David Teather in New York 

Ex-stockbroker wins Pulitzer

The combustible mix of sex and politics turned the heads of judges in this year's prestigious Pulitzer Prizes, the highest honours in American journalism announced in New York last night. By David Teather.
  
  


The combustible mix of sex and politics turned the heads of judges in this year's prestigious Pulitzer Prizes, the highest honours in American journalism announced in New York last night.

The top investigative reporting award went to Nigel Jaquiss, a former Wall Street stockbroker who swapped the high life to work on Williamette Week, a newspaper in Portland Oregon. He won the award for disclosing the past sexual misconduct of former Oregon governor Neil Goldschmidt with a 14 year-old girl while he was mayor in the 1970s.

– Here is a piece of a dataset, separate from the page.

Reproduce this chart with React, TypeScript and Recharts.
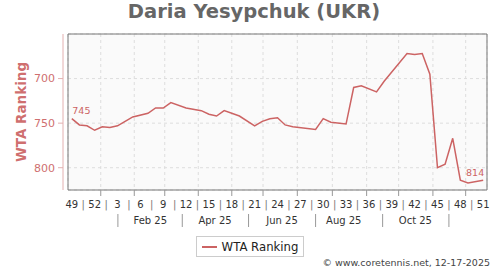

Another local paper, the Star-Ledger of Newark, New Jersey, won for breaking news coverage for stories about the resignation of its state governor James McGreevey after he admitted to cheating on his wife with a male lover.

Editor Jim Willse said the paper had as many as 100 people working on the story. "We threw everything we had at it," he said.

The Los Angeles Times won two prizes; the public service award, the most highly regarded category, for exposing deadly medical problems and racial injustice at an inner-city hospital, and for the paper's international coverage from Russia and its struggles with terrorism, its economy and political system by Kim Murphy.

The judges praised the LA Times for its "courageous, exhaustively researched series" on the hospital. This was a second successful year in a row for the paper which won five awards in 2004.

Prize winners get cheques for $10,000.

The Wall Street Journal also did well in this year's awards, matching the LA Times with two awards.

The paper's film critic Joe Morgenstern won in the criticism category while Amy Dockser Marcus won for best beat reporting for her writing on cancer survivors.

Among the other awards, the Associated Press won for its breaking news photography for its images of the conflict still claiming lives in Iraq.

The New York Times' Walt Bogdanich won the award for best national reporting for his articles on the corporate cover-up of responsibility for fatal rail accidents.

Gareth Cook of the Boston Globe won the prize for explanatory writing for his coverage of the controversial issue of stem cell research while Julia Keller of the Chicago Tribune won best feature writing for her account of a deadly tornado.

In the literary sectors, the prize for fiction went to Gilead by Marilynne Robinson. The book, her second novel, tells the story of a 76-year-old preacher assessing his life as his health fails.

The prize for drama went to Doubt, a Parable by John Patrick Shanley and the prize for history was awarded to David Hackett Fischer for Washington's Crossing.

The award for biography went to Mark Stevens and Annalyn Swan for de Kooning: An American Master.